Carbon Trading: Market Mechanisms

By staff reporter LIU YI

 Visitors try the simulated carbon quota purchase procedure at the Guangdong Carbon Trade Market stand at the China (Guangzhou) International Finance Expo.

YANSHAN Petrochemical paid a power plant RMB one million for a 20,000 ton quota of carbon dioxide emissions, on November 28, 2013. This marked the official launch of the Beijing Carbon Trading Market. What’s more, it signaled that “energy conservation and emission reduction” has moved on from being just a slogan to become a key issue, encompassing profits, cash flow and investment.

The Beijing Carbon Trading Market is one of seven pilot markets in China. In June 2013, China’s first carbon market was officially launched in Shenzhen, followed by Shanghai, Beijing, Guangdong Province, and Tianjin – all in the last quarter of 2013. The newest two pilot markets, Hubei and Chongqing, are making intensive preparations. The five markets in operation have established registration systems and trading platforms, as well as detailed supportive regulations including accounting and reporting guidelines for greenhouse gas emissions of enterprises in major industries, third-party verification guidelines, and trading rules. They started a carbon-emission trading system in China from scratch.

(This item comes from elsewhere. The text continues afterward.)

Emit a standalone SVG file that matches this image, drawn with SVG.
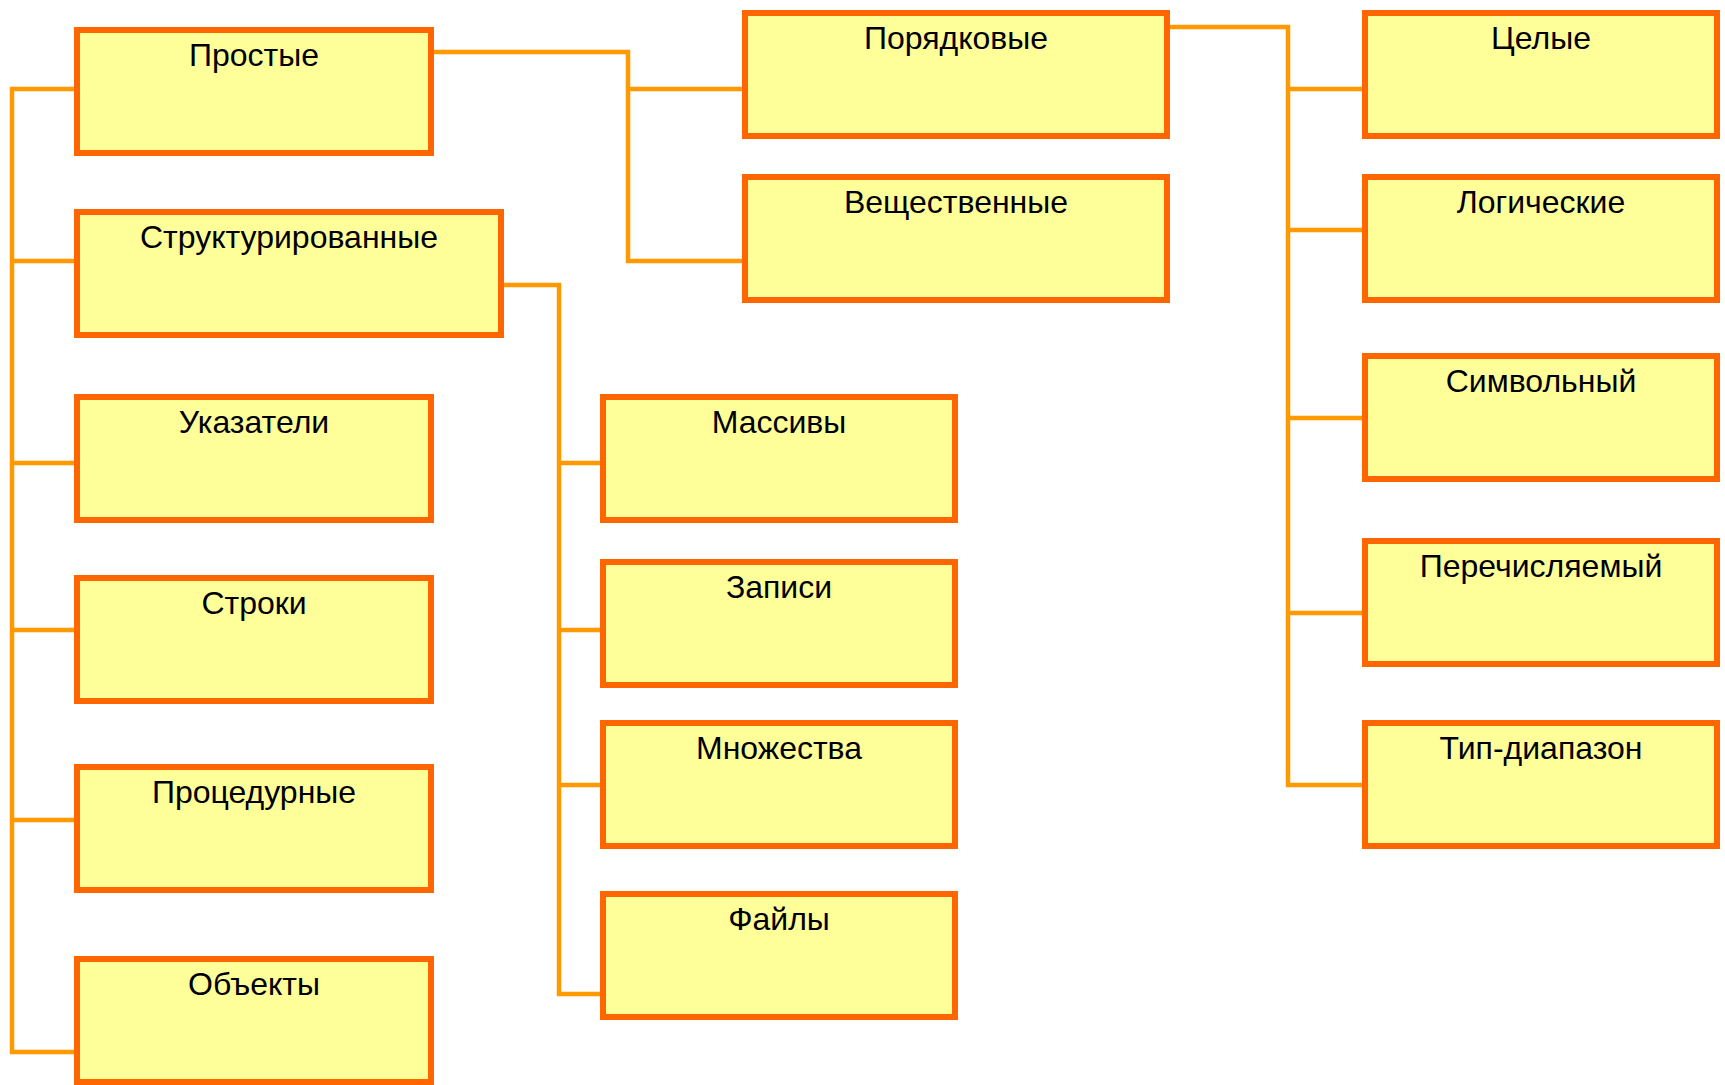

 Su Wei, director general of Climate Change in the NRDC, is an ardent supporter and propellent of the carbon trade market. Liu Yi

“We will realize the goal of controlling greenhouse gas emissions through market mechanisms, allowing the market to play a decisive role in resource allocation. This will reduce the social costs of energy saving and carbon reduction, propel institutional innovation and accelerate transformation of the development mode,” Su Wei, director general of Climate Change Department in the National Development and Reform Commission (NRDC), told China Today in an interview, “It is of great significance in boosting overall reform and ecological progress.”